Dan lies to his conveniently computer-illiterate boss, Bill (Jeffrey Tambor), telling him there's a new client in L.A. that wants a face to face. But Bill wants to tag along so Dan has to start keeping track of his lies, which plays into the film's weak conclusion. He connects with Oliver easily on the west coast. The cool kid from high school is now a struggling single actor and he shrugs off his meeting with Dan as something to do. Soon, they're drinking hard and living it up. Oliver seems to buy Dan's very forced "cool guy" act complete with lame-brained sayings like "What up playa?" And something else happens: Dan comes alive.
You can probably see where this is going, or then again, maybe you can't. Dan's bro crush and Oliver's "why not" attitude towards sex (which Marsden reveals with a yawn) land the two in bed together at the end of the night. The scene, with Black's face in close-up and Oliver whaling away in the background, isn't treated with a delicate composition and Greensleeves. It's dirty, clumsy, and altogether awkward — a harbinger of things to come.

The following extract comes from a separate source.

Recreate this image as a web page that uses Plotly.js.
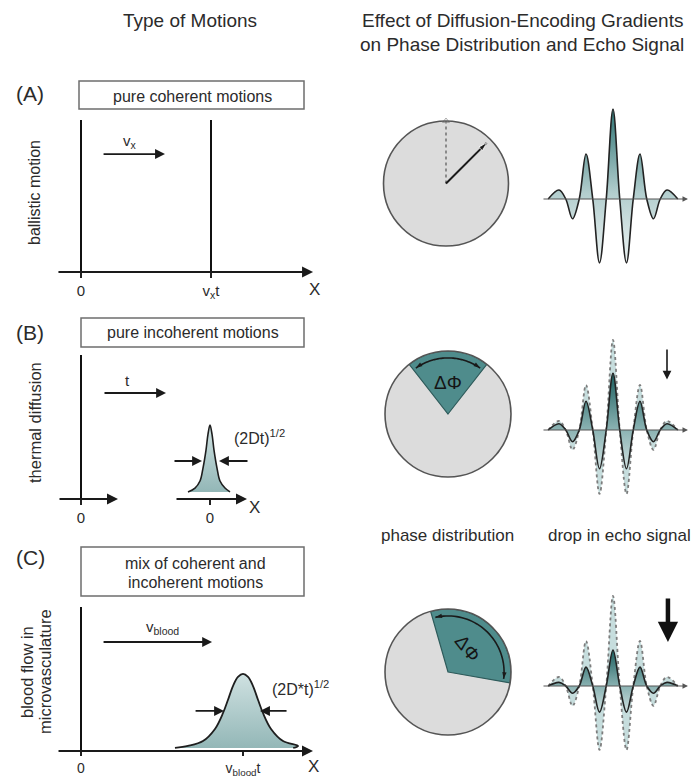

The D Train, a title taken from one of Dan's many nicknames for himself that never catch on, does tap into male friendship and mid-life boredom. The idea that certain people are cool because they're good-looking certainly isn't new. But there aren't many films that show how that dynamic affects males. The dorky guys at school want to be friends with the cool kids just as much as the girls do (Heathers, Mean Girls), but they play it off much more. That's true, and probably rooted in homophobia, but the idea that husbands get bored with their families eventually (and may be secretly gay besides) is a tired theme. Remember American Beauty? That was 16 years ago.
Despite these script crutches, and the way the movie resolves itself — with the easiest ending imaginable — The D Train is strangely compelling. Black is slowly building a catalogue of weirdo characters you can't take your eyes off, even if you hate them. Films like this one, Margot at the Wedding, Be Kind Rewind, and Bernie suit the rotund thespian perfectly. Black has become a polarizing character actor; you either hate him or love him. In The D Train, all he wants is to be loved, but not by you.